Written by Jason C. Henbest, Esq. and Brittany Saxton

Real estate centers around one concept: location. With some locations being more desirable than others, it is important for landlords to determine what spaces are inhabitable and suitable for renting purposes.  This is especially true for the state of New Jersey.  Known as the most densely populated state per square mile, many New Jersey residents know that good real estate, even good apartments, in desirable areas are hard to find. Until recently, the New Jersey legislature and courts had not made a clear determination of what constitutes a ‘building.’ This exact issue was affirmatively decided in the New Jersey Supreme Court case Cashin v. Bello, where the court held that the word ‘building’ as used in the Anti-Eviction Act, even extends to converted garages.

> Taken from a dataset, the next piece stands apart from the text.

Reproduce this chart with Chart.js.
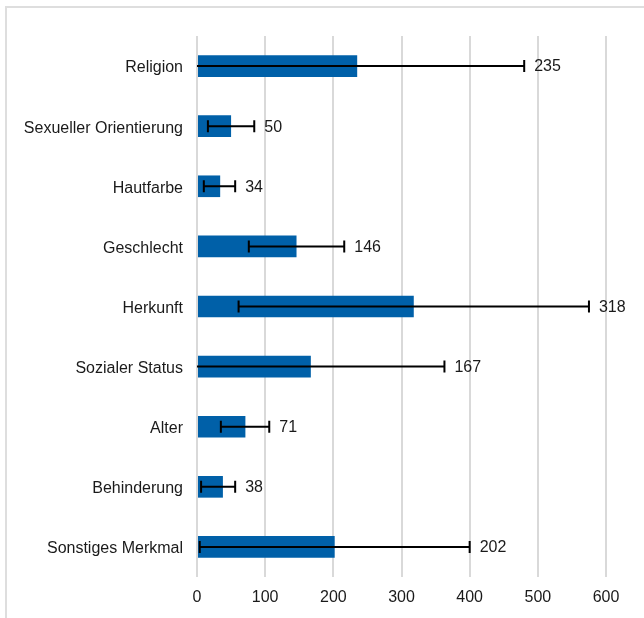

The Cashin v. Bello case is monumental for several reasons. First, the court’s holding allowed the plaintiff, who had been trying to evict the defendant from their converted garage for forty years, to obtain relief.  Next, the court was asked to decide a seemingly simply issue with vital consequences: whether the word ‘building’ referred only to a single, unattached physical structure or whether ‘building’ also encompasses structures that are owned by the same individual that may be attached or on the same parcel of land.  The court held that while the Anti-Eviction Act does not define the word building, the dictionary definition of the word is clear enough to denote the renovated garage as “a structure with walls and a roof, esp. a permanent structure."  Other evidence was not needed to supplement the plain language of the dictionary definition. Ultimately, this holding in Cashin is important because it not only allowed the plaintiff to regain rightful possession of their property, but it opened the door to simple interpretation of what counts as inhabitable living space—which is helpful to landlords and tenants alike.